start INFORMATION SHOWN

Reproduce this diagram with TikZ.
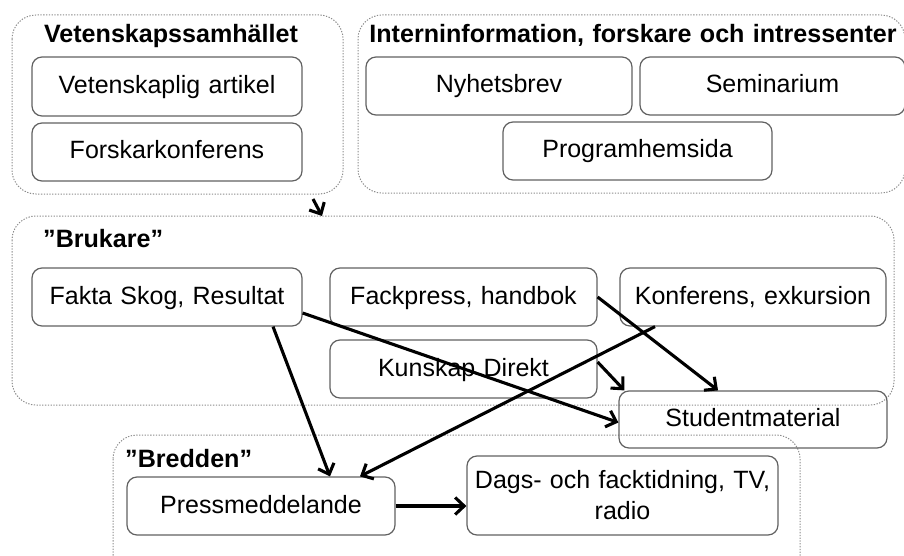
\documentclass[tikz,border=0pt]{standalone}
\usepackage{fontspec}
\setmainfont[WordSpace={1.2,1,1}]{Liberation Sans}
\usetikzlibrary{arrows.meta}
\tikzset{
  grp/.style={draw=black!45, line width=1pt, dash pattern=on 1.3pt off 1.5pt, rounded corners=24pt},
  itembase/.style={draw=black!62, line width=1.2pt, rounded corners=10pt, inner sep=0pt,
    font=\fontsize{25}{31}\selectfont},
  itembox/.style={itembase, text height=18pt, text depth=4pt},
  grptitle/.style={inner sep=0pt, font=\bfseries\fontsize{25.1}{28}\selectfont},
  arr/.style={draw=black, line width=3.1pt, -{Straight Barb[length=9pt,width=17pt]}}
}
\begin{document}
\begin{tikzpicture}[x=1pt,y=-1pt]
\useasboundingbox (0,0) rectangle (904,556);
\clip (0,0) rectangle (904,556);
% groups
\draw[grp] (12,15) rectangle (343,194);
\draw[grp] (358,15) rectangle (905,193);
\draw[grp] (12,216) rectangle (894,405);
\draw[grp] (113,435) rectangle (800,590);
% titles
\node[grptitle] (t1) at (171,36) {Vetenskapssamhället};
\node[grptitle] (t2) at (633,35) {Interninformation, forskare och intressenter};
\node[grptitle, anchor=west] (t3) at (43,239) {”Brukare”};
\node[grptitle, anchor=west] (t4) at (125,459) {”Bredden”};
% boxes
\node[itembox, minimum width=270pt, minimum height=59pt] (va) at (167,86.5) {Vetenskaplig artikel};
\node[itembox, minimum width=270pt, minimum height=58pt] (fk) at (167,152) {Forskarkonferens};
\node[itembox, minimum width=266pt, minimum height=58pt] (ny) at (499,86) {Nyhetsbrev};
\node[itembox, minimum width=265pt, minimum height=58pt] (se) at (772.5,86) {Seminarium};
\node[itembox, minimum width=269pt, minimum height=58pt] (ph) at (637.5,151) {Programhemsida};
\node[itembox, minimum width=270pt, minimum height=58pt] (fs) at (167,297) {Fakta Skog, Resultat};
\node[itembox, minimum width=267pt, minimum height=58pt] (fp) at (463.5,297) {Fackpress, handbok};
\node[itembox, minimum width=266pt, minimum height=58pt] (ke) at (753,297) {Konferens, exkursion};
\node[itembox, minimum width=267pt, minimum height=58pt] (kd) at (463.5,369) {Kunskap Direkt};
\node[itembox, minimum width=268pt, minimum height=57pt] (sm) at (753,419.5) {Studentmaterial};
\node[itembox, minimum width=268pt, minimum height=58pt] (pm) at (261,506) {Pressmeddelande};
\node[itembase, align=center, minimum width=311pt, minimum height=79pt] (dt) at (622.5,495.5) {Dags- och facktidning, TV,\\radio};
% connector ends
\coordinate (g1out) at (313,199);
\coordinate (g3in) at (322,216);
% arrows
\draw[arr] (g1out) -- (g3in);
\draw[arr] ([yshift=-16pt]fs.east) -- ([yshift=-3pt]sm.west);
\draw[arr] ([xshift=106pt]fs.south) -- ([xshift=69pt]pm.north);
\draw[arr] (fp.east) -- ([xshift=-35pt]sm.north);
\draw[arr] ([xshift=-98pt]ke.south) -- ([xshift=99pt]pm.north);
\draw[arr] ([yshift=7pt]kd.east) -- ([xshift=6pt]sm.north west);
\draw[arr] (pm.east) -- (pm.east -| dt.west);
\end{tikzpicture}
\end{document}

end INFORMATION SHOWN

WHAT THIS TASK INVOLVES:
Word for word, quote the full listing, omitting every picture.

FINISHED TASK:
Reproduce this diagram with TikZ.
\documentclass[tikz,border=0pt]{standalone}
\usepackage{fontspec}
\setmainfont[WordSpace={1.2,1,1}]{Liberation Sans}
\usetikzlibrary{arrows.meta}
\tikzset{
  grp/.style={draw=black!45, line width=1pt, dash pattern=on 1.3pt off 1.5pt, rounded corners=24pt},
  itembase/.style={draw=black!62, line width=1.2pt, rounded corners=10pt, inner sep=0pt,
    font=\fontsize{25}{31}\selectfont},
  itembox/.style={itembase, text height=18pt, text depth=4pt},
  grptitle/.style={inner sep=0pt, font=\bfseries\fontsize{25.1}{28}\selectfont},
  arr/.style={draw=black, line width=3.1pt, -{Straight Barb[length=9pt,width=17pt]}}
}
\begin{document}
\begin{tikzpicture}[x=1pt,y=-1pt]
\useasboundingbox (0,0) rectangle (904,556);
\clip (0,0) rectangle (904,556);
% groups
\draw[grp] (12,15) rectangle (343,194);
\draw[grp] (358,15) rectangle (905,193);
\draw[grp] (12,216) rectangle (894,405);
\draw[grp] (113,435) rectangle (800,590);
% titles
\node[grptitle] (t1) at (171,36) {Vetenskapssamhället};
\node[grptitle] (t2) at (633,35) {Interninformation, forskare och intressenter};
\node[grptitle, anchor=west] (t3) at (43,239) {”Brukare”};
\node[grptitle, anchor=west] (t4) at (125,459) {”Bredden”};
% boxes
\node[itembox, minimum width=270pt, minimum height=59pt] (va) at (167,86.5) {Vetenskaplig artikel};
\node[itembox, minimum width=270pt, minimum height=58pt] (fk) at (167,152) {Forskarkonferens};
\node[itembox, minimum width=266pt, minimum height=58pt] (ny) at (499,86) {Nyhetsbrev};
\node[itembox, minimum width=265pt, minimum height=58pt] (se) at (772.5,86) {Seminarium};
\node[itembox, minimum width=269pt, minimum height=58pt] (ph) at (637.5,151) {Programhemsida};
\node[itembox, minimum width=270pt, minimum height=58pt] (fs) at (167,297) {Fakta Skog, Resultat};
\node[itembox, minimum width=267pt, minimum height=58pt] (fp) at (463.5,297) {Fackpress, handbok};
\node[itembox, minimum width=266pt, minimum height=58pt] (ke) at (753,297) {Konferens, exkursion};
\node[itembox, minimum width=267pt, minimum height=58pt] (kd) at (463.5,369) {Kunskap Direkt};
\node[itembox, minimum width=268pt, minimum height=57pt] (sm) at (753,419.5) {Studentmaterial};
\node[itembox, minimum width=268pt, minimum height=58pt] (pm) at (261,506) {Pressmeddelande};
\node[itembase, align=center, minimum width=311pt, minimum height=79pt] (dt) at (622.5,495.5) {Dags- och facktidning, TV,\\radio};
% connector ends
\coordinate (g1out) at (313,199);
\coordinate (g3in) at (322,216);
% arrows
\draw[arr] (g1out) -- (g3in);
\draw[arr] ([yshift=-16pt]fs.east) -- ([yshift=-3pt]sm.west);
\draw[arr] ([xshift=106pt]fs.south) -- ([xshift=69pt]pm.north);
\draw[arr] (fp.east) -- ([xshift=-35pt]sm.north);
\draw[arr] ([xshift=-98pt]ke.south) -- ([xshift=99pt]pm.north);
\draw[arr] ([yshift=7pt]kd.east) -- ([xshift=6pt]sm.north west);
\draw[arr] (pm.east) -- (pm.east -| dt.west);
\end{tikzpicture}
\end{document}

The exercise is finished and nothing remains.